Your objective: Write out exactly, please, every line from the beginning of the entries to the line holding "import numpy as np", and no pictures.

▼

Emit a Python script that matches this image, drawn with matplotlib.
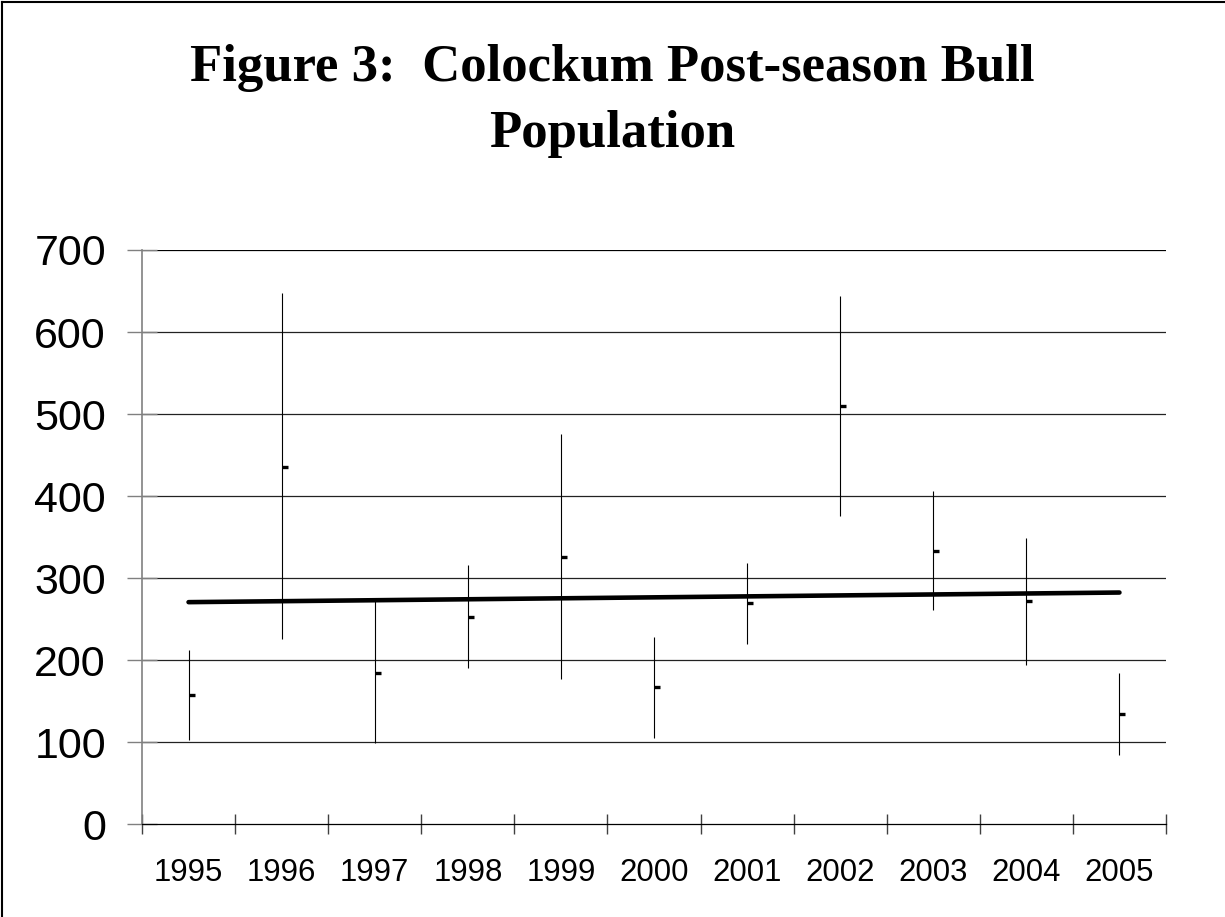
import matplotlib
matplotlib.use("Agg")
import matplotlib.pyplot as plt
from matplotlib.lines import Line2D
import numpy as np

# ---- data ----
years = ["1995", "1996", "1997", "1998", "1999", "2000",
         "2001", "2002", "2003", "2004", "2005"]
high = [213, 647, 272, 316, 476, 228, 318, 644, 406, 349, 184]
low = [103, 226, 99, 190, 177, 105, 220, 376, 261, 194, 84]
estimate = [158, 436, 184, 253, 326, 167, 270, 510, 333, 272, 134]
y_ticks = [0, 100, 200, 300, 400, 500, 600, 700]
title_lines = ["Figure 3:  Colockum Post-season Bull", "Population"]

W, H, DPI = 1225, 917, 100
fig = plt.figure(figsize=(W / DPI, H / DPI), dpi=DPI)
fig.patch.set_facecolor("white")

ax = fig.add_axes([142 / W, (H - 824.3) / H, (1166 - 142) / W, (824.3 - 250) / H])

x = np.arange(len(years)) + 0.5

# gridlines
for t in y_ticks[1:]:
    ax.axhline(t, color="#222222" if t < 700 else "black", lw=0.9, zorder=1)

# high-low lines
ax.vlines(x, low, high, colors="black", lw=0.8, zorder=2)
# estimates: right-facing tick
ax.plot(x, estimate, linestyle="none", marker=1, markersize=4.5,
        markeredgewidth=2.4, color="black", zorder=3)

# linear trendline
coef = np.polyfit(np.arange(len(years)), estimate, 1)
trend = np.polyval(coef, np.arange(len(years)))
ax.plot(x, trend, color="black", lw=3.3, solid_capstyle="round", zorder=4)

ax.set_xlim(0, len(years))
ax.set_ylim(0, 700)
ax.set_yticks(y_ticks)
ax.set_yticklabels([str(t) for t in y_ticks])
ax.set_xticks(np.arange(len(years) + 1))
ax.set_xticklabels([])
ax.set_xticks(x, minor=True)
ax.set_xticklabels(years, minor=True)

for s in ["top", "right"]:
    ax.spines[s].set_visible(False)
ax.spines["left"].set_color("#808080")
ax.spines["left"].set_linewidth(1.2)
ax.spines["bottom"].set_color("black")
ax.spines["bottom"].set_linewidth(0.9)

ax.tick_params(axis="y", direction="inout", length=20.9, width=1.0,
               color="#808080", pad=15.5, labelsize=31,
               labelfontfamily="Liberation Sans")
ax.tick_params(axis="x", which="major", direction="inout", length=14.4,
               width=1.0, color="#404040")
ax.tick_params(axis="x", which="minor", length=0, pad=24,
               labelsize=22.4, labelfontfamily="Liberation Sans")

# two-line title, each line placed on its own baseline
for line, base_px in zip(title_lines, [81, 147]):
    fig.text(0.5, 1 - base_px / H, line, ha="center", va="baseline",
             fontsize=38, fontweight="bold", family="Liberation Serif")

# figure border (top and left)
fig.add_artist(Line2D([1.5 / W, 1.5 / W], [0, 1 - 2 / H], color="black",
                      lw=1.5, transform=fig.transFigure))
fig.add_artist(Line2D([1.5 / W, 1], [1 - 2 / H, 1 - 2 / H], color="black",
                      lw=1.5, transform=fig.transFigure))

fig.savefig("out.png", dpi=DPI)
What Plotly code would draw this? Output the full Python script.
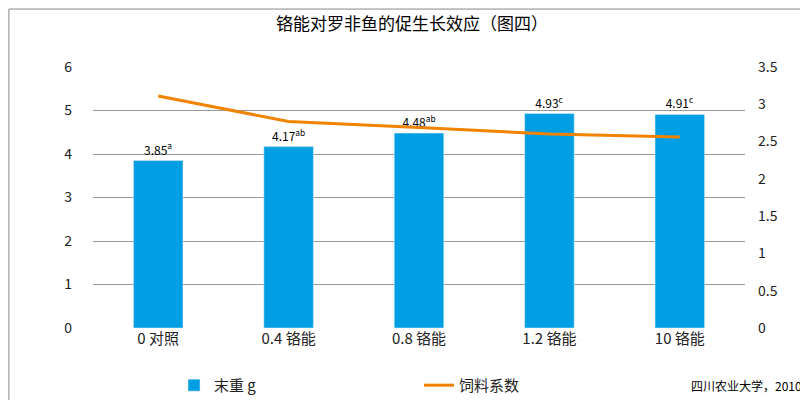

▲

Solved exercise:
Emit a Python script that matches this image, drawn with matplotlib.
import matplotlib
matplotlib.use("Agg")
import matplotlib.pyplot as plt
from matplotlib.lines import Line2D
import numpy as np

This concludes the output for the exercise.